CHP'nin 6 okundan birinin "milliyetçilik" olduğunu hatırlatan Kılıçdaroğlu, "Ben kendi ülkemin silahlı kuvvetlerine, kendi ülkemin halkına, kendi ülkemin ordusuna güvenirim, güvenmek zorundayım. Ama onlar bu ülkenin en önemli fabrikasını götürüp Katar ordusuna peşkeş çekiyorlarsa buna herhalde ben itiraz ederim." dedi.

- "Onların talebi üzerine ateşi elinizle tutmayacaksınız"

Kılıçdaroğlu, işsiz sayısının arttığını, emeklilerin geçinmekte zorlandığını, ekonominin kötü olduğunu dile getirerek, "Bir vatandaş, benim için 'Kılıçdaroğlu'nu televizyondan izleyince doğru bulmuyorum ama eve gidip buzdolabını açınca bu adam doğruları söylüyor' demiş. Çünkü vatandaşlar, buzdolabını açtığında hayatın gerçeğiyle karşılaşıyor." ifadesini kullandı.
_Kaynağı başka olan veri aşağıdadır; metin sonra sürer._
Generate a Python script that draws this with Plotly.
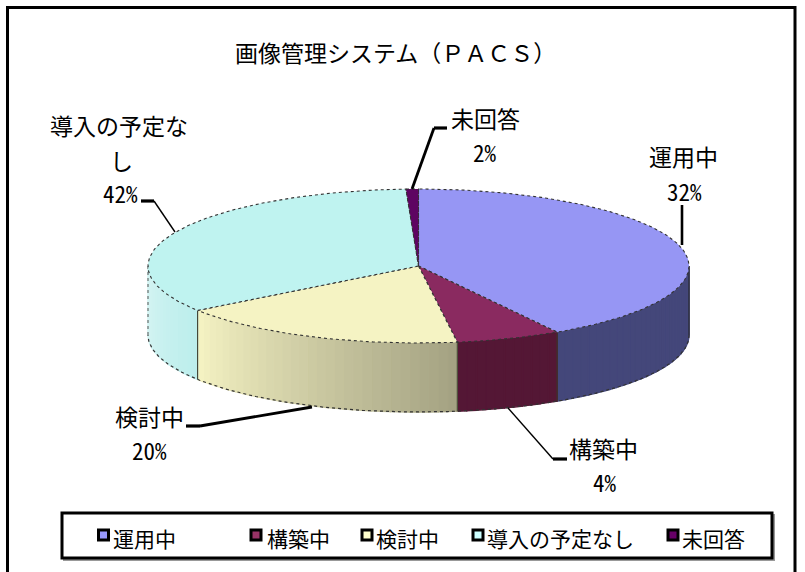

Türkiye'nin enerji, turizm ve tarım alanlarında Rusya'ya bağımlı hale geldiğine ifade eden Kılıçdaroğlu, şöyle devam etti:

"Bir uçak düşürmenin maliyeti nedir biliyor musunuz? Araya bir sürü adam konuldu, Putin'den özür dilendi. Siz bir ülkeyi enerji, tarım ve turizm konusunda başka bir ülkeye bağımlı hale getirirseniz, o ülkeyi yönetmiyorsunuz onlar sizi yönetiyor demektir. Siz yönetildiğinizin farkına bile varmazsınız. Karşı tarafla kavga ettiğinizde ve size fatura çıkartıldığında yönetildiğinizin farkına varırsınız. 'Suriye'de bizi yalnız bıraktılar' dediği gibi. Elin oğlu ateşi maşayla mı tutar? Maşa varken maşayı kullanır, siz maşa pozisyonuna düşmeyeceksiniz. Onların talebi üzerine ateşi ellinizle tutmayacaksınız."

CHP'nin mart ayında yapılacak kurultayı için "Her şey güzel olacak" diyen Kılıçdaroğlu, Türkiye'nin geleceği konusunda herkesin umutlu olması gerektiğini söyledi.

Gelecek seçimlerde ülkenin sorunlarını çözme konusunda kararlı bir yapının iktidar olacağına inandığını ifade eden Kılıçdaroğlu, "Çünkü ayrışmanın, hem içeride hem dışarıda kavga etmenin hiçbir yarar getirmediğini sokaktaki vatandaş da gördü. Türkiye'nin, kurucu değerlerine dönerek, barış eksenli bir dış politika oluşturması, hem üretmesi hem dünyaya satması konusunda teşvik edilmesi, işsizlik sorununu çözmesi ve topluma huzuru getirmesi gibi bir görevi üstlenmesi gerekiyor." diye konuştu.